High-Throughput Screening of 2D Photocatalyst Heterostructures with Suppressed Electron-Hole Recombination for Solar Water Splitting

Abstract

Efficient and scalable photocatalysts for solar water splitting remain a critical challenge in renewable energy research. The work presents a high-throughput first-principles discovery of two-dimensional (2D) type-II van der Waals heterostructures (vdWHs) optimized for visible-light-driven photocatalytic water splitting. We screened 482 heterostructures constructed from 60 experimentally realizable 2D monolayers and identified 148 stable type-II vdWHs with spatially separated valence and conduction band edges, out of which 65 satisfy the thermodynamic redox conditions for water splitting over a broad pH range.
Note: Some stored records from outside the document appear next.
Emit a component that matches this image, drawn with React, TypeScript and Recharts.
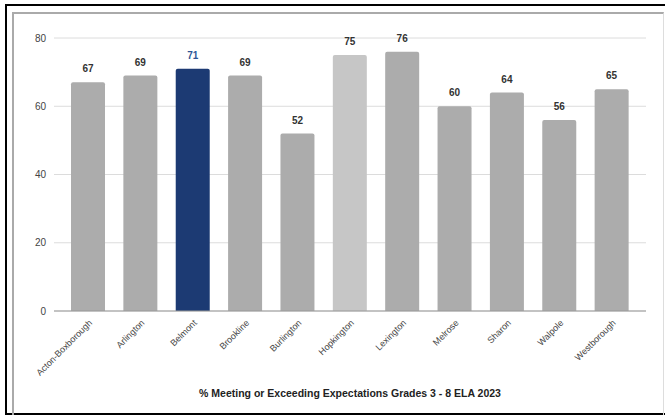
import { BarChart, Bar, XAxis, YAxis, CartesianGrid, Cell, LabelList } from 'recharts'

const districts = [
  'Acton-Boxborough',
  'Arlington',
  'Belmont',
  'Brookline',
  'Burlington',
  'Hopkington',
  'Lexington',
  'Melrose',
  'Sharon',
  'Walpole',
  'Westborough',
]
const pctMeeting = [67, 69, 71, 69, 52, 75, 76, 60, 64, 56, 65]
const yTicks = [0, 20, 40, 60, 80]
const title = '% Meeting or Exceeding Expectations Grades 3 - 8 ELA 2023'

const FONT = "Arial, 'Liberation Sans', sans-serif"

function barColor(name: string) {
  if (name === 'Belmont') return '#1c3a73'
  if (name === 'Hopkington') return '#c6c6c6'
  return '#acacac'
}

export default function App() {
  const data = districts.map((d, i) => ({ district: d, value: pctMeeting[i] }))

  const renderValue = (props: any) => {
    const { x, y, width, value, index } = props
    const isBelmont = districts[index] === 'Belmont'
    return (
      <text
        x={x + width / 2}
        y={y - 10}
        textAnchor="middle"
        fontSize={10}
        fontWeight="bold"
        fontFamily={FONT}
        fill={isBelmont ? '#2f5597' : '#333'}
      >
        {value}
      </text>
    )
  }

  return (
    <div style={{ position: 'absolute', left: 0, top: 0, width: 665, height: 415, background: '#fff', overflow: 'hidden' }}>
      <div
        style={{
          position: 'absolute',
          left: 5,
          top: 4,
          width: 670,
          height: 411,
          boxSizing: 'border-box',
          borderTop: '2px solid #000',
          borderLeft: '2px solid #000',
          borderBottom: '2px solid #000',
        }}
      />
      <div
        style={{
          position: 'absolute',
          left: 12,
          top: 12,
          width: 652,
          height: 420,
          boxSizing: 'border-box',
          borderTop: '2px solid #aaa',
          borderLeft: '2px solid #aaa',
          borderRight: '1px solid #ddd',
        }}
      />
      <div style={{ position: 'absolute', left: 0, top: 0 }}>
        <BarChart
          width={665}
          height={415}
          data={data}
          margin={{ top: 38, right: 19, bottom: 0, left: 24 }}
          barSize={34}
        >
          <CartesianGrid vertical={false} stroke="#dcdcdc" />
          <XAxis
            dataKey="district"
            interval={0}
            height={104}
            padding={{ left: 8, right: 8 }}
            tickLine={false}
            axisLine={{ stroke: '#999' }}
            angle={-45}
            textAnchor="end"
            tick={{ fontSize: 9, fill: '#444', fontFamily: FONT }}
            label={{
              value: title,
              position: 'insideBottom',
              offset: 18,
              fontSize: 10.5,
              fontWeight: 'bold',
              fill: '#222',
              fontFamily: FONT,
            }}
          />
          <YAxis
            width={30}
            domain={[0, 80]}
            ticks={yTicks}
            tickLine={false}
            axisLine={false}
            tick={{ fontSize: 10, fill: '#444', fontFamily: FONT }}
          />
          <Bar dataKey="value" radius={[2, 2, 0, 0]} isAnimationActive={false}>
            {data.map((d) => (
              <Cell key={d.district} fill={barColor(d.district)} />
            ))}
            <LabelList dataKey="value" content={renderValue} />
          </Bar>
        </BarChart>
      </div>
    </div>
  )
}
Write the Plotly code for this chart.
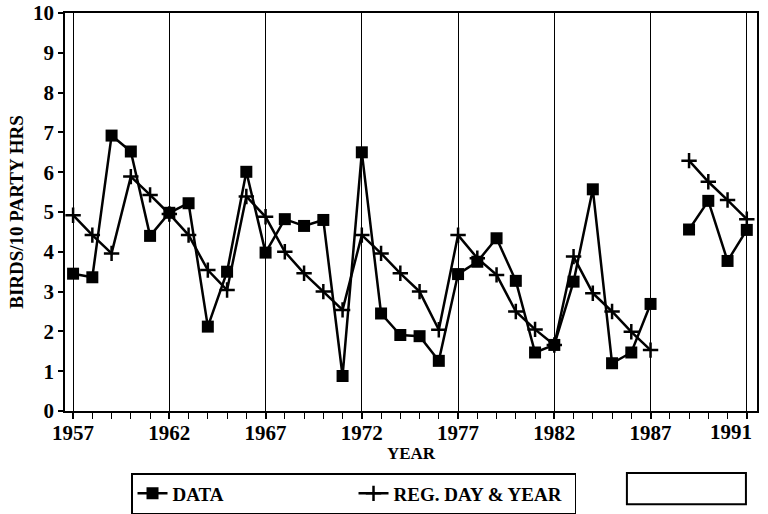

Among these, the best two, MoTe2/Tl2O and MoSe2/WSe2, exhibit a high visible-light absorption coefficient exceeding 0.6X106 cm-1, resulting in a high power conversion efficiency of 2%. Quantum kinetic analysis of the hydrogen evolution reaction (HER) reveals nearly barrierless free energy profiles across multiple adsorption sites. Our study further reveals that intrinsic interlayer electric fields in these vdWHs drive directional charge separation, suppressing carrier recombination. Our results establish a design framework for using type-II 2D heterostructures as tunable and experimentally accessible 2D photocatalysts for efficient hydrogen production.